FALLING IN LOVE WITH NAPLES. STEP #2 – ANTIQUITIES. The past and present collide.

December 12, 2017

 

 

POMPEII, HERCULANEUM, CASTELLAMMARE DI STABIA AND NAPLES' ARCHAEOLOGICAL MUSEUM

 

Really? Is it necessary to explore the ancient cities and visit a museum to understand the modern city of Naples?

 

I think it is. Firstly, Naples is not a modern city though it lives in the modern world.  Unlike Rome, where history sits strata upon strata like a many layered sfogliatella, in Naples, history is amalgamated, more like a minestra maritata (see below for recipes) – a fine ‘marriage’ of elements, each ingredient separate, identifiable, but adding to the whole.

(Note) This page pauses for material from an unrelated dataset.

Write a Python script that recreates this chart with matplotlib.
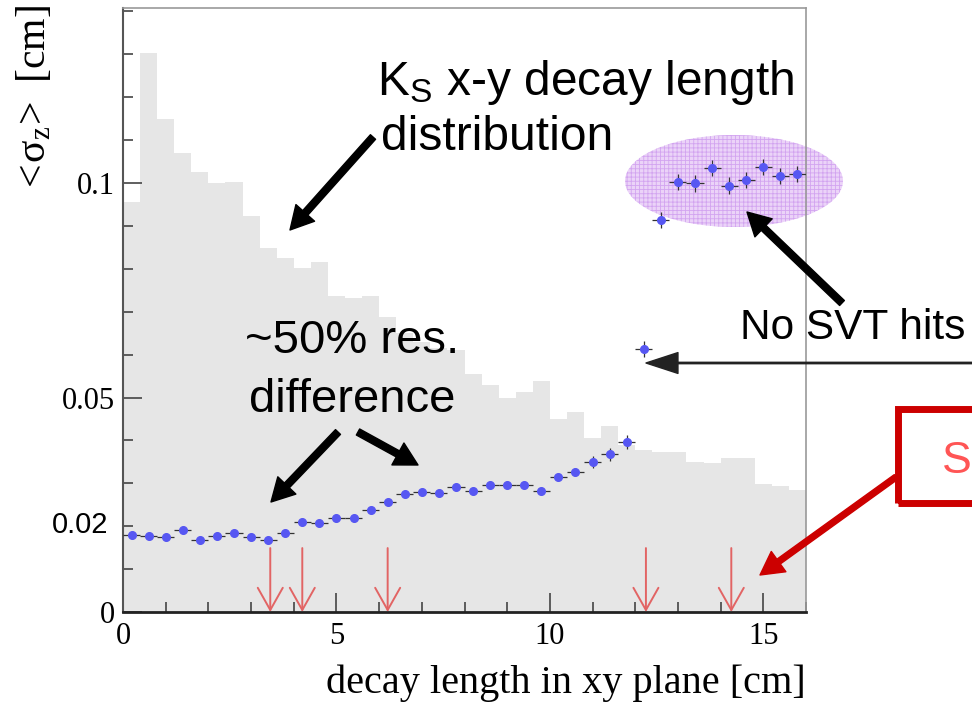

 A side street, just off Spaccanapoli, where the rhythm of the life remains unchanged. Only the vespas and mobile phones tell us we are in a modern city.

 

We see the obvious dichotomy of the sacred and profane in the ancient cities; the prudish and the promiscuous; the abundance and scarcity. This is retold every day in the streets and houses of Naples, just as it was in ancient times.  In Pompeii, the penis shaped graffiti chiselled into the paving stones and on the corners of buildings, remind me of the crude and bawdy Neapolitan attitude to sex – sex is a natural bodily function to be celebrated but also to be laughed at. We see it in street theatre, Commedia Dell’ Arte characters, the vulgar popular songs – C’e’ la luna mezza mare, Come facette mammetta - and yet, on the flip side of that same coin are the righteous nonne.  Those grandmothers are adored and feared, with their black scarves, still in mourning, lutto, years after their husbands have passed away. They tell another story. The holy and the crude is everywhere in Naples. In spaccanapoli, (the straight, narrow main street that literally ‘cracks’ the historic centre of the city in half), there are shrines to the Virgin Mary, to Diego Maradona, the soccer player, and to Pulcinella the secular 'icon' of the city. The sublime and the ridiculous, as always in Naples.  And it is the same with those  grey haired nonne. With gold crucifix around their neck, they are the only ones who know how to ward off the spell of a ‘malocchio’ (see next post) or cure a headache set by an envious curse. The priests preach that this dabbling in the dark arts is a sin, the nonne know otherwise. 

 Rubbing Pulcinella's nose for good luck, scaramanzia, superstition, lives alongside fervent religious beliefs in Naples.

Small group tour, October 2017. 

A makeshift sign imploring Naples' patron saint, San Gennaro, to "make his miracle" and ensure a successful year. 

 

Surely, the obsession with making la bella figura (see previous post), so ingrained in the Neapolitan psyche, began in the ancient cities, part Greek, part Roman. In Pompeii, we visit the House of Menander where a wealthy merchant gives notice of his status from the entrance of his villa, flanked with Corinthian capitals, to the astonishingly vivid painted scenes from Homer’s Iliad. We giggle at the grotesque, oversized penises (along with money comes another kind of potency), until we are stopped dead in our tracks by the magnificent Villa dei Misteri with its life sized frieze in the large triclinium (dining room). This was unbridled wealth, on show, meant to impress. Then we go to Castellammare di Stabia and see the safes in the two resort houses – on plinths in the atrium – these house owners have such valuable things they need a safe! Bella figura, indeed.

 

 A mosaic in the House of the Neptune, Herculaneum. I have no words. 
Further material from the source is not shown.